> [Aim]
Return the records from the first line through the line containing "annotations = []", and leave out the pictures.

> [Provided information]
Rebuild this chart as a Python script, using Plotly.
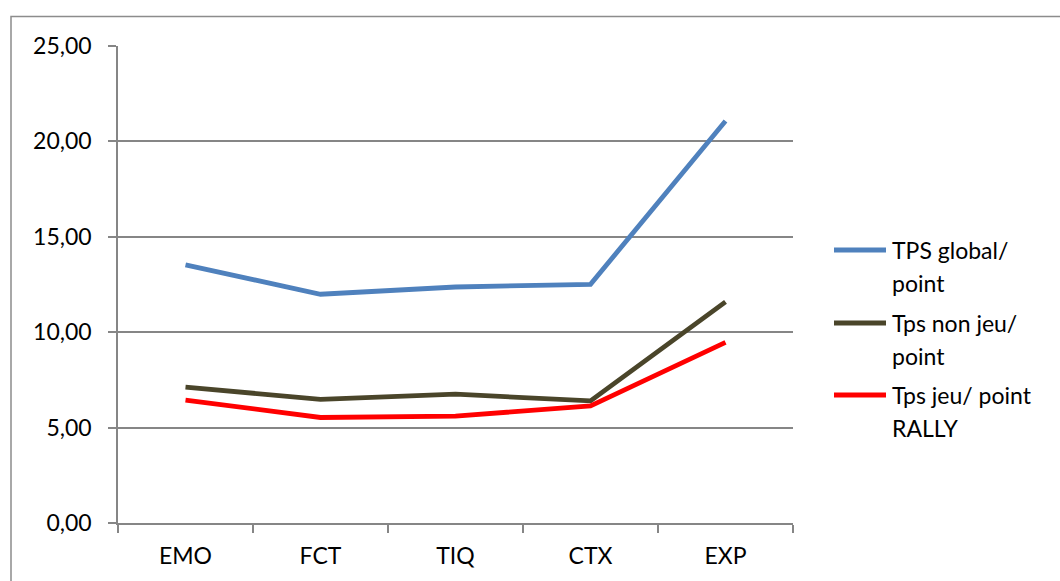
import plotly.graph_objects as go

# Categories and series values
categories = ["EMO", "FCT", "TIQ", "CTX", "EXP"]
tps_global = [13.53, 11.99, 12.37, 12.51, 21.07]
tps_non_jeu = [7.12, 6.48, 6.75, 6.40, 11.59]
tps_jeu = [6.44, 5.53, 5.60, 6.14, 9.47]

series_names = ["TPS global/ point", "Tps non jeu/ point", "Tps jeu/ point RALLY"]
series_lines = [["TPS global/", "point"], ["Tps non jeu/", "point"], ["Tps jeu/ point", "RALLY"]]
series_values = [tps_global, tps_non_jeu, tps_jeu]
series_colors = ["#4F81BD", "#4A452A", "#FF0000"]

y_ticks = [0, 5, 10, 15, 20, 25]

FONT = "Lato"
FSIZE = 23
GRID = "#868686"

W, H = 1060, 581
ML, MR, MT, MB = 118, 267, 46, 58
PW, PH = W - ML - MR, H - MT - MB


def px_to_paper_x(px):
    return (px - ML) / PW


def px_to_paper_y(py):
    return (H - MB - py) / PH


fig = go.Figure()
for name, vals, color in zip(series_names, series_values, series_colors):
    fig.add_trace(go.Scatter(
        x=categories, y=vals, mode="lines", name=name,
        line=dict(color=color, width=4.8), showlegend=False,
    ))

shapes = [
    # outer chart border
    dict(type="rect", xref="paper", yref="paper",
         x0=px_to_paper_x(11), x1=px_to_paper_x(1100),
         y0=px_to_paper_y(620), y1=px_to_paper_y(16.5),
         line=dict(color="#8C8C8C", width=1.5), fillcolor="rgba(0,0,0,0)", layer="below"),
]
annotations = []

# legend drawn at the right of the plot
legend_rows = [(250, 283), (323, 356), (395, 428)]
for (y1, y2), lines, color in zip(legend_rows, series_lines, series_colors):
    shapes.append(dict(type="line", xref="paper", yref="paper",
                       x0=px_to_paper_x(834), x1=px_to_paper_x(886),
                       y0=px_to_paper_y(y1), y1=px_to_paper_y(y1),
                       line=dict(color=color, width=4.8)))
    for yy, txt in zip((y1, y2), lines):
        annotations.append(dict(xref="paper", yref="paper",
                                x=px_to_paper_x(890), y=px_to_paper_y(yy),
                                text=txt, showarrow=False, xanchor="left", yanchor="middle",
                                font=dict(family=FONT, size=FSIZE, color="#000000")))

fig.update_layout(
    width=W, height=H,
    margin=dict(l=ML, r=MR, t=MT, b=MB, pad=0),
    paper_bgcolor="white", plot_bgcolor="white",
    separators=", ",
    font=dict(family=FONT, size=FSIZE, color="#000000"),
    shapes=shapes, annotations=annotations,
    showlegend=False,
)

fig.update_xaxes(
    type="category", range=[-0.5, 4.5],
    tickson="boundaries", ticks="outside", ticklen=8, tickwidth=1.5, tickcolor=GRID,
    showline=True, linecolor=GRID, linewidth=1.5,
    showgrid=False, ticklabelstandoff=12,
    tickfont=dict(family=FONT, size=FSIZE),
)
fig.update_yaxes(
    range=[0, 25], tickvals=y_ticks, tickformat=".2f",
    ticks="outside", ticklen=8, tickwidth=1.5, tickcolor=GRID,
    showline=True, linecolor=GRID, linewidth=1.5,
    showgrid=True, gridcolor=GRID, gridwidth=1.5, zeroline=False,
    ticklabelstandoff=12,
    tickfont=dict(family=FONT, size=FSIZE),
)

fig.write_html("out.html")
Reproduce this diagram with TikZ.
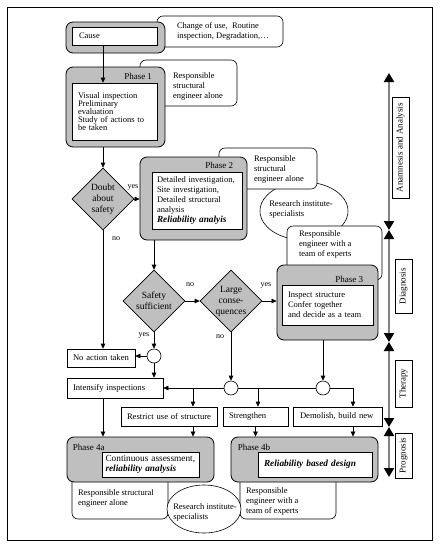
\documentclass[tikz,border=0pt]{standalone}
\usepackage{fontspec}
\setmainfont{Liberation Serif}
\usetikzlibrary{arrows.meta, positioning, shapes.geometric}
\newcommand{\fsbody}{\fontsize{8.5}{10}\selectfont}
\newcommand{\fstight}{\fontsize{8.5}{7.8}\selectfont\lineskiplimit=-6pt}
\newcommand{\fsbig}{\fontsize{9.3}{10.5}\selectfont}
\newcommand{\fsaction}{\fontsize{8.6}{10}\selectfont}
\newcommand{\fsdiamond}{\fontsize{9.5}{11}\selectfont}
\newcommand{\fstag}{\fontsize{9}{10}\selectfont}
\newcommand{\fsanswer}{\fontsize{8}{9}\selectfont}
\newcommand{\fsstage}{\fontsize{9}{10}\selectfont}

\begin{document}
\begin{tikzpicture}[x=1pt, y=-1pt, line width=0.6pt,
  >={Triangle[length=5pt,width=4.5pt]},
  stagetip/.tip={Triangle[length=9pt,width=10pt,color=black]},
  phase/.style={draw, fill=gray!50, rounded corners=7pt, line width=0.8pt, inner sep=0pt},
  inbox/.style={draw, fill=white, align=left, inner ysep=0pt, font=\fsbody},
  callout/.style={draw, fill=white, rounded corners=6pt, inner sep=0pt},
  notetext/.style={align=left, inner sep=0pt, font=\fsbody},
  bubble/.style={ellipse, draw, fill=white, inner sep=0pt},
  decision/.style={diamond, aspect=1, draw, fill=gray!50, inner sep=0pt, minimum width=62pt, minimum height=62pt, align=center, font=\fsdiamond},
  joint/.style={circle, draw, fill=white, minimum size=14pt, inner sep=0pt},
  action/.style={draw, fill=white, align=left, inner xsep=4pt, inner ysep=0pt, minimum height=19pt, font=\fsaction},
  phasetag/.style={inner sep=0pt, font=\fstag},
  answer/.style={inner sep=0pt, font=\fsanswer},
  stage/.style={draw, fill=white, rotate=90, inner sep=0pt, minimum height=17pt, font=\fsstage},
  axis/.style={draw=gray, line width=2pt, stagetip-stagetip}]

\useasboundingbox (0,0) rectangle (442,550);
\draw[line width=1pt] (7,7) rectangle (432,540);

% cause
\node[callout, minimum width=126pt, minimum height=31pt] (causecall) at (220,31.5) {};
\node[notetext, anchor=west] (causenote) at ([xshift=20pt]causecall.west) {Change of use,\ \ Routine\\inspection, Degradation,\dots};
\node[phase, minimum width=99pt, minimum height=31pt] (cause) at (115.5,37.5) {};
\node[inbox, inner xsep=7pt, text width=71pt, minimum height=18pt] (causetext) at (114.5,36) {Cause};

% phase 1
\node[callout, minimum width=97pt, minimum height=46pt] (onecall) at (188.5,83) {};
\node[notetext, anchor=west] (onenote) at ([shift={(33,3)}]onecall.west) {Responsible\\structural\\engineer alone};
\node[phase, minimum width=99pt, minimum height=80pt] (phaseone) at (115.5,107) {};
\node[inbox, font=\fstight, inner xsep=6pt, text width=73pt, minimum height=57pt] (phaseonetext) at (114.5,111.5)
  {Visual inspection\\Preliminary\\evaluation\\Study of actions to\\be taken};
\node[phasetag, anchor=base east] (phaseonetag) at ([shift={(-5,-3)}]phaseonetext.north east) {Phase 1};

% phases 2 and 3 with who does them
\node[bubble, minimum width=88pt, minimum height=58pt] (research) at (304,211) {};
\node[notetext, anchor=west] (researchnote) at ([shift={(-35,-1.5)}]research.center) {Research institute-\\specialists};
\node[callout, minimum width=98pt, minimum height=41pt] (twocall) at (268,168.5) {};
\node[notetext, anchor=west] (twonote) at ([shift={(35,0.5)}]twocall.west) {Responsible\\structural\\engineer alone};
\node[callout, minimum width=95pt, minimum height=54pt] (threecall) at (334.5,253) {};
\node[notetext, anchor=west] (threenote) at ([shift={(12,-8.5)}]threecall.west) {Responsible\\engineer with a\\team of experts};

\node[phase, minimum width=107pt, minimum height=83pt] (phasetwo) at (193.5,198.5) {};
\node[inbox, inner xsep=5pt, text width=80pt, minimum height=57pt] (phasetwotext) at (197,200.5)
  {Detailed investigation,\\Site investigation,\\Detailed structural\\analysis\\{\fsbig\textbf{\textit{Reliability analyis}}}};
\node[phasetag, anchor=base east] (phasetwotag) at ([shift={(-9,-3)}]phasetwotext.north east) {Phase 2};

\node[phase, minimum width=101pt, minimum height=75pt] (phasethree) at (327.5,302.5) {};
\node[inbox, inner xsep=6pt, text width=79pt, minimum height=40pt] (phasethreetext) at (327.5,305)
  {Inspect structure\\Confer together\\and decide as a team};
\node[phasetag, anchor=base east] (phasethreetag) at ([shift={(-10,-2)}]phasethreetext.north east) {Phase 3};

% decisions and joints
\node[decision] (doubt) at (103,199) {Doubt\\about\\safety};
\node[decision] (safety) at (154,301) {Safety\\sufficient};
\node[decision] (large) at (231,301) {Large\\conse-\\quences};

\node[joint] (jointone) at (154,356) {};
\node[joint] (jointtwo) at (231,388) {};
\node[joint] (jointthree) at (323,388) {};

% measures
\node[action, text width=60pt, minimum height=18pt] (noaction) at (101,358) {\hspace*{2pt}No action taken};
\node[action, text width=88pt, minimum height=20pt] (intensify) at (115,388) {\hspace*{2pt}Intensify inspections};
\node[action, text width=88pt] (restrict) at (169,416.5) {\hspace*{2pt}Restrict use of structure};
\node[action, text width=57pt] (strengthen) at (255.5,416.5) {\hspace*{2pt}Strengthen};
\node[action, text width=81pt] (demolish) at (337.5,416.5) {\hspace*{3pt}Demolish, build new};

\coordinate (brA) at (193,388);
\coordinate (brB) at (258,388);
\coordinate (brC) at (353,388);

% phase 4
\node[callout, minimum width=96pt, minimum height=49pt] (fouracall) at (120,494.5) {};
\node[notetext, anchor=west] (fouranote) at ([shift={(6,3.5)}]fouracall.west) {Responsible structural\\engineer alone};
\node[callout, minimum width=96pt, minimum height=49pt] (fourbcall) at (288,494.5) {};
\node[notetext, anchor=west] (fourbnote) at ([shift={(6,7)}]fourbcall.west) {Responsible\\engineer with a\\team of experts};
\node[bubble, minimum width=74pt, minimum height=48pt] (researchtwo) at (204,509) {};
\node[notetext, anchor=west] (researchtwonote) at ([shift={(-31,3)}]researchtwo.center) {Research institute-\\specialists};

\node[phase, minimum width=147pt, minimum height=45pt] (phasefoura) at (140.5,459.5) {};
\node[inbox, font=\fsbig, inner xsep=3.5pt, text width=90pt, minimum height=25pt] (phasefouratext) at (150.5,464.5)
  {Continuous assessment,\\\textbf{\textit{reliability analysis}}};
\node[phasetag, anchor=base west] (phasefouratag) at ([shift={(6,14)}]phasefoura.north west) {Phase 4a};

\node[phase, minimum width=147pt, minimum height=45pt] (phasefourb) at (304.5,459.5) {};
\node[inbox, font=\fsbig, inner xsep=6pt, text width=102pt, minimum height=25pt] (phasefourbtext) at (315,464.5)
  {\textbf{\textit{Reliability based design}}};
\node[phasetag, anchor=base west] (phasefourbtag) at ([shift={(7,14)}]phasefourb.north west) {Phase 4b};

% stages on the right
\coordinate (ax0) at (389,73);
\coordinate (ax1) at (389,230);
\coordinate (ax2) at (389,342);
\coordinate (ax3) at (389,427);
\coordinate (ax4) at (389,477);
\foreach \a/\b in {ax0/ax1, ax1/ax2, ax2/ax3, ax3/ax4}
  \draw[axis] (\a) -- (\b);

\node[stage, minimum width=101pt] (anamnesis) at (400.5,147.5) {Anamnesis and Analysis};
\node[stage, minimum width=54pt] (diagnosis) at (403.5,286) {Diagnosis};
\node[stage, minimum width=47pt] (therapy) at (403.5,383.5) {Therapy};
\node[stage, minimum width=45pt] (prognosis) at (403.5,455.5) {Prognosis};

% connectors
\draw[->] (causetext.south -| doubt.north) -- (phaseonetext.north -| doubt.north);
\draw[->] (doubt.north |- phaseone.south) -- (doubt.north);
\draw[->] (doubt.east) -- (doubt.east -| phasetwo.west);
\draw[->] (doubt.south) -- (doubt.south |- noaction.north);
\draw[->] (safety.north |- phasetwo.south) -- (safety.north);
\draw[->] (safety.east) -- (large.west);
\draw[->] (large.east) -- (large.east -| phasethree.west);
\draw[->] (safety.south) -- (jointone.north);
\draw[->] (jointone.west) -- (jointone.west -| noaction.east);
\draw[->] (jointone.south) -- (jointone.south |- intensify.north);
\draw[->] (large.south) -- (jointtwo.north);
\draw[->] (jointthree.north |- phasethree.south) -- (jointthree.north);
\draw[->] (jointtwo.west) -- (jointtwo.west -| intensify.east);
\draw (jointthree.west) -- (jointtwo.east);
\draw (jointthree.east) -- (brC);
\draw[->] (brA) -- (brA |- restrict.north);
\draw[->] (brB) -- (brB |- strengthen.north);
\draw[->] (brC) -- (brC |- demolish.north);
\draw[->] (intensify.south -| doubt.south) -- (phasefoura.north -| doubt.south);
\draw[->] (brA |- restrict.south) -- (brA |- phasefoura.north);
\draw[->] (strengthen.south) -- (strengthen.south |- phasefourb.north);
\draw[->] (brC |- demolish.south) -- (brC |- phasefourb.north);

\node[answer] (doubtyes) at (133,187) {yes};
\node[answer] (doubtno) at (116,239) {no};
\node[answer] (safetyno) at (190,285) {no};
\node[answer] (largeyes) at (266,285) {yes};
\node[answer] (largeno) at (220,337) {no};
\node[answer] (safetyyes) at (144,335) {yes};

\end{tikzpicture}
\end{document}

> [Response]
Rebuild this chart as a Python script, using Plotly.
import plotly.graph_objects as go

# Categories and series values
categories = ["EMO", "FCT", "TIQ", "CTX", "EXP"]
tps_global = [13.53, 11.99, 12.37, 12.51, 21.07]
tps_non_jeu = [7.12, 6.48, 6.75, 6.40, 11.59]
tps_jeu = [6.44, 5.53, 5.60, 6.14, 9.47]

series_names = ["TPS global/ point", "Tps non jeu/ point", "Tps jeu/ point RALLY"]
series_lines = [["TPS global/", "point"], ["Tps non jeu/", "point"], ["Tps jeu/ point", "RALLY"]]
series_values = [tps_global, tps_non_jeu, tps_jeu]
series_colors = ["#4F81BD", "#4A452A", "#FF0000"]

y_ticks = [0, 5, 10, 15, 20, 25]

FONT = "Lato"
FSIZE = 23
GRID = "#868686"

W, H = 1060, 581
ML, MR, MT, MB = 118, 267, 46, 58
PW, PH = W - ML - MR, H - MT - MB


def px_to_paper_x(px):
    return (px - ML) / PW


def px_to_paper_y(py):
    return (H - MB - py) / PH


fig = go.Figure()
for name, vals, color in zip(series_names, series_values, series_colors):
    fig.add_trace(go.Scatter(
        x=categories, y=vals, mode="lines", name=name,
        line=dict(color=color, width=4.8), showlegend=False,
    ))

shapes = [
    # outer chart border
    dict(type="rect", xref="paper", yref="paper",
         x0=px_to_paper_x(11), x1=px_to_paper_x(1100),
         y0=px_to_paper_y(620), y1=px_to_paper_y(16.5),
         line=dict(color="#8C8C8C", width=1.5), fillcolor="rgba(0,0,0,0)", layer="below"),
]
annotations = []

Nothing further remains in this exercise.